Downpour Just Before the Very Last Bowl is Played


If a skip is holding the last bowl of the end and has the mat when the torrential downpour arrives. (s)he has the two choices above plus one more choice:


  • He can tell the opposing skip that he will not deliver the last bowl and pick up the mat. The end is consequently complete and the score must be tallied and the end counted.


Downpour After the Last Bowl is Played


Either skip can ask for and get agreement for a stoppage but the end must be counted and the score added to the scorecards of both skips. The two players responsible for scoring must agree while they are on the green. They may be both running towards the clubhouse already, but they must agree and record a score! 


Tuesday, August 8, 2023

Playing Lawn Bowls on Wet Greens


Lawn bowling is more fun in good weather but if you want a quality of competition higher than club-social, you need to sign up for tournaments. These events usually feature sponsorship, food service, and prize money, so they mostly proceed irrespective of the weather. Only lightning or other dangerous conditions stop play so as a participant you need to have the proper kit to be as comfortable as the circumstances allow.


Bowlers can purchase special water-impermeable jackets and coveralls. These do repel water but they don’t provide much ventilation so a bowler may be protected from precipitation but not from perspiration. The rules about wearing only whites or team colors seem to be dismissed during prolonged rain. Whatever you can muster will be accepted. Many players prefer just to get wet so long as it isn’t simultaneously cold. 


Umbrellas are not allowed on lawn bowling greens because the point acts as a lightning rod irrespective of whether there is a higher point in the vicinity.
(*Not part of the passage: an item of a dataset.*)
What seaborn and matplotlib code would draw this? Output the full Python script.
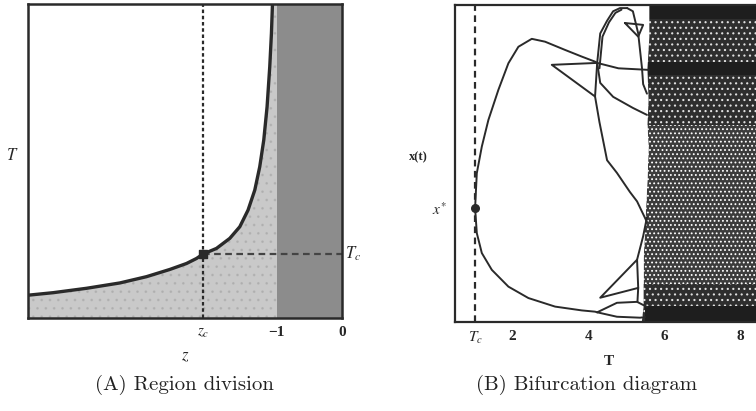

If the weather report warns of inclement weather during the period of your play bring extra towels. This is often overlooked. Four or five towels will be needed if it is expected to rain throughout a match. Your team-mates may not be so prescient and you may have to lend to them. This might be your most consequential contribution of the day; it may improve every bowl delivered by your side. Certainly, it will be most welcome! 
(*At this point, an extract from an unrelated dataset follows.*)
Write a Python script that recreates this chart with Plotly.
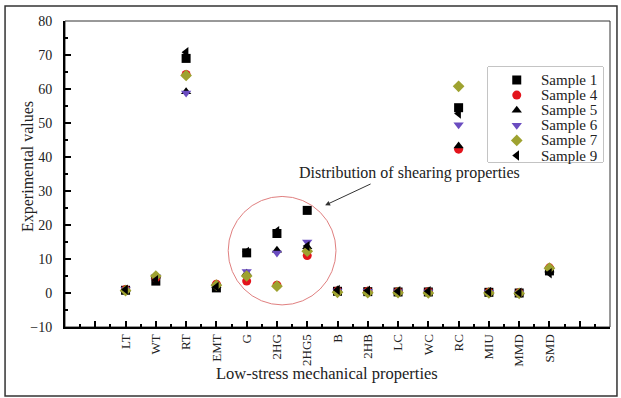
import plotly.graph_objects as go

categories = ["LT", "WT", "RT", "EMT", "G", "2HG", "2HG5", "B", "2HB", "LC", "WC", "RC", "MIU", "MMD", "SMD"]

sample1 = [0.8, 3.5, 69.0, 1.5, 11.8, 17.5, 24.3, 0.5, 0.4, 0.3, 0.3, 54.5, 0.2, 0.0, 6.5]
sample4 = [1.0, 4.5, 64.3, 2.6, 3.5, 2.3, 11.0, 0.6, 0.5, 0.4, 0.4, 42.3, 0.25, 0.05, 7.4]
sample5 = [1.1, 5.0, 59.2, 2.2, 5.8, 12.6, 13.6, 0.9, 0.6, 0.5, 0.5, 43.2, 0.3, 0.05, 6.8]
sample6 = [1.0, 4.8, 58.8, 2.0, 6.3, 11.8, 15.0, 0.6, 0.5, 0.4, 0.3, 49.5, 0.2, 0.0, 6.8]
sample7 = [0.7, 5.0, 64.0, 2.3, 5.0, 2.0, 12.3, 0.2, 0.1, 0.1, 0.0, 60.8, 0.0, -0.1, 7.3]
sample9 = [1.0, 3.8, 70.8, 1.8, 12.1, 18.2, 13.8, 0.9, 0.7, 0.5, 0.5, 52.8, 0.3, 0.1, 5.8]

names = ["Sample 1", "Sample 4", "Sample 5", "Sample 6", "Sample 7", "Sample 9"]
values = [sample1, sample4, sample5, sample6, sample7, sample9]
symbols = ["square", "circle", "triangle-up", "triangle-down", "diamond", "triangle-left"]
colors = ["black", "#e3141c", "black", "#6a4cc0", "#9ea230", "black"]

xpos = list(range(1, len(categories) + 1))
FONT = "Liberation Serif"

fig = go.Figure()
for name, vals, sym, col in zip(names, values, symbols, colors):
    fig.add_trace(go.Scatter(
        x=xpos, y=vals, mode="markers", name=name, showlegend=False,
        marker=dict(symbol=sym, color=col, size=9, line=dict(width=0)),
    ))

# custom compact legend drawn on its own small axis pair
idx = list(range(len(names)))
fig.add_trace(go.Scatter(
    x=[0.25] * len(names), y=idx, mode="markers", xaxis="x2", yaxis="y2",
    showlegend=False, hoverinfo="skip",
    marker=dict(symbol=symbols, color=colors, size=9, line=dict(width=0)),
))
for i, name in zip(idx, names):
    fig.add_annotation(x=0.44, y=i, xref="x2", yref="y2", text=name, showarrow=False,
                       xanchor="left", yanchor="middle",
                       font=dict(family=FONT, size=15, color="#222"))

tickvals = list(range(-1, len(categories) + 3))
ticktext = ["" if (v < 1 or v > len(categories)) else categories[v - 1] for v in tickvals]

LX0, LX1 = (488 - 65) / 545, (603 - 65) / 545
LY0, LY1 = (327 - 162) / 306, (327 - 67) / 306

fig.update_layout(
    width=621, height=398,
    margin=dict(l=65, r=11, t=21, b=71),
    paper_bgcolor="white", plot_bgcolor="white",
    font=dict(family=FONT, color="#222", size=13),
    showlegend=False,
    xaxis=dict(
        range=[-1, 17], tickmode="array", tickvals=tickvals, ticktext=ticktext,
        tickangle=-90, ticks="inside", ticklen=6, tickwidth=2, tickcolor="black",
        showline=True, linecolor="black", linewidth=2, showgrid=False, zeroline=False,
        tickfont=dict(family=FONT, size=13, color="#222"),
        minor=dict(ticks="inside", ticklen=3, tickwidth=2, tickcolor="black",
                   tickmode="linear", tick0=-0.5, dtick=1, showgrid=False),
    ),
    yaxis=dict(
        range=[-10, 80], tickmode="linear", tick0=-10, dtick=10,
        ticks="inside", ticklen=6, tickwidth=2, tickcolor="black",
        showline=True, linecolor="black", linewidth=2, showgrid=False, zeroline=False,
        tickfont=dict(family=FONT, size=14, color="#222"),
        ticklabelstandoff=8,
        minor=dict(ticks="inside", ticklen=3, tickwidth=2, tickcolor="black",
                   tickmode="linear", tick0=-5, dtick=10, showgrid=False),
    ),
    xaxis2=dict(domain=[LX0, LX1], range=[0, 1], anchor="y2", visible=False, fixedrange=True),
    yaxis2=dict(domain=[LY0, LY1], range=[5.43, -0.86], anchor="x2", visible=False, fixedrange=True),
)

# legend box
fig.add_shape(type="rect", xref="paper", yref="paper", x0=LX0, y0=LY0, x1=LX1, y1=LY1,
              line=dict(color="#888", width=1), fillcolor="white", layer="below")
# frame lines top/right
fig.add_shape(type="rect", xref="paper", yref="paper", x0=0, y0=0, x1=1, y1=1,
              line=dict(color="#333", width=1), layer="below")
# outer border of figure
fig.add_shape(type="rect", xref="paper", yref="paper", x0=-0.110, y0=-0.2255, x1=1.0128, y1=1.049,
              line=dict(color="#333", width=1.5))
# highlight circle
fig.add_shape(type="circle", xref="x", yref="y", x0=4.39, x1=7.95, y0=-3.5, y1=28.4,
              line=dict(color="#e08080", width=1))

fig.add_annotation(x=(409 - 65) / 545, y=(327 - 173) / 306, xref="paper", yref="paper",
                   text="Distribution of shearing properties", showarrow=False,
                   xanchor="center", yanchor="middle",
                   font=dict(family=FONT, size=16, color="#222"))
fig.add_annotation(x=7.59, y=25.8, xref="x", yref="y", ax=47, ay=-22, text="",
                   showarrow=True, arrowhead=2, arrowsize=1, arrowwidth=1, arrowcolor="#333")

fig.add_annotation(x=(327 - 65) / 545, y=(327 - 374) / 306, xref="paper", yref="paper",
                   text="Low-stress mechanical properties", showarrow=False,
                   xanchor="center", yanchor="middle",
                   font=dict(family=FONT, size=16.5, color="#222"))
fig.add_annotation(x=(28 - 65) / 545, y=(327 - 167) / 306, xref="paper", yref="paper",
                   text="Experimental values", showarrow=False, textangle=-90,
                   xanchor="center", yanchor="middle",
                   font=dict(family=FONT, size=16, color="#222"))

fig.write_html("out.html")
Besides toweling the dirt and water from all the team’s bowls, it is useful to have some covering that can be draped over the heap of wiped bowls to keep the rain off until each is delivered.


This draping of your bowls can alternately be substituted by setting them on an extra mat placed on the bank behind the rink, covered with a small umbrella. However, this only works in the absence of wind!  


When it is raining,  several adjustments may help. If you have more than one set of bowls, try using the smaller bowls as you will find a better grip and an easier delivery with these when your hands are wet.  

Particularly if you normally do not use it, some form of Grippo can help. Gloves may improve your gripping. Golfers have special gloves…. or try those kitchen rubber gloves with grip ridges. I like the garden gloves that are cloth with rubberized palms and fingertips.  


If you have already practiced it, you can go so far as to change your grip. The claw grip requires your fingers to be tight against the bowl which is difficult when wet. A cradle grip supports the bowl with your entire palm. Delivering from a cradle grip provides more relaxed support when the bowl is wet and comprises a greater amount of rolling of the bowl off your fingers in the delivery. This gives the further benefit that it reduces divots. The more your bowl rotates in its initial few meters, the fewer the divots. 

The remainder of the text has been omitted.